Strong Momentum and Specific Collaborations
From 2024 to early October 2025, MP Materials’ stock price achieved a remarkable 358% surge, benefiting from the “reshoring” wave pushed by the U.S. government to bring manufacturing back. Magnets made from rare earth elements (such as neodymium) are key components for electric vehicles, military drones, and consumer electronics. As the only currently operating rare earth miner in the U.S., MP Materials is undoubtedly the biggest beneficiary.
The company’s strategic layout made significant progress in July. Besides the collaboration with the Department of Defense, MP Materials also announced an agreement with Apple to supply magnets for its popular devices starting in 2027. Simultaneously, the company plans to use government funding to build a second magnet manufacturing plant named the “10x Factory.” The Department of Defense has committed to purchasing all magnets produced by this plant over the next decade.

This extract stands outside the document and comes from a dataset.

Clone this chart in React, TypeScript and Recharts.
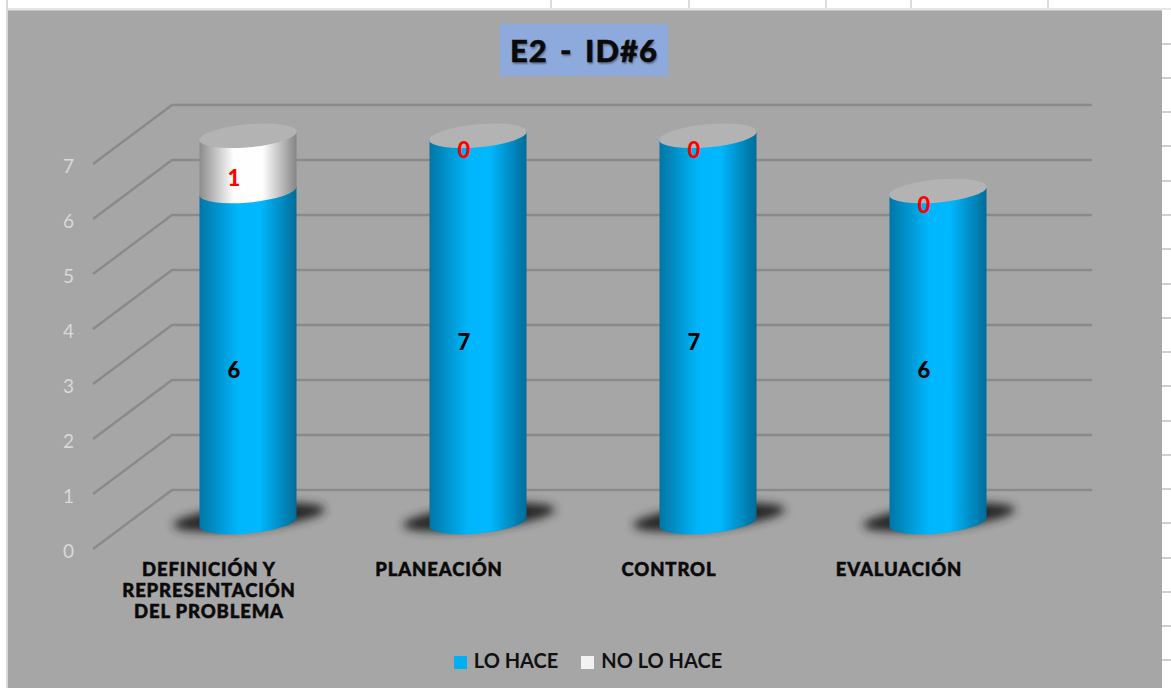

The company expects the new factory to increase its annual production to 10,000 kilograms, aiming to build an end-to-end domestic supply chain.
Potential Risks Amid High Valuation
However, investing in MP Materials at the current price means investors must believe the company can deliver on some very high market expectations. Its market capitalization of over $12.6 billion corresponds to a trailing twelve-month price-to-earnings ratio as high as 48, which starkly contrasts with the general valuation of the basic materials industry, where price-to-sales ratios are typically in the single digits.
The risks are specifically reflected in its ambitious plans. The Department of Defense has set a minimum guaranteed price of $110 per kilogram for the neodymium-praseodymium (NdPr) products from the “10x Factory.” Even assuming the factory can be built quickly and sells 10,000 kilograms annually at that price, the resulting annual sales would only be around $1.1 billion. And currently, this factory has not yet broken ground. Therefore, betting on MP Materials now is equivalent to betting that both its collaboration with Apple and its project with the Department of Defense will succeed perfectly—risks that may be beyond the tolerance of most investors. For cautious investors, adding the company to a watchlist and making a decision only after its “10x Factory” is operational might be a more prudent choice.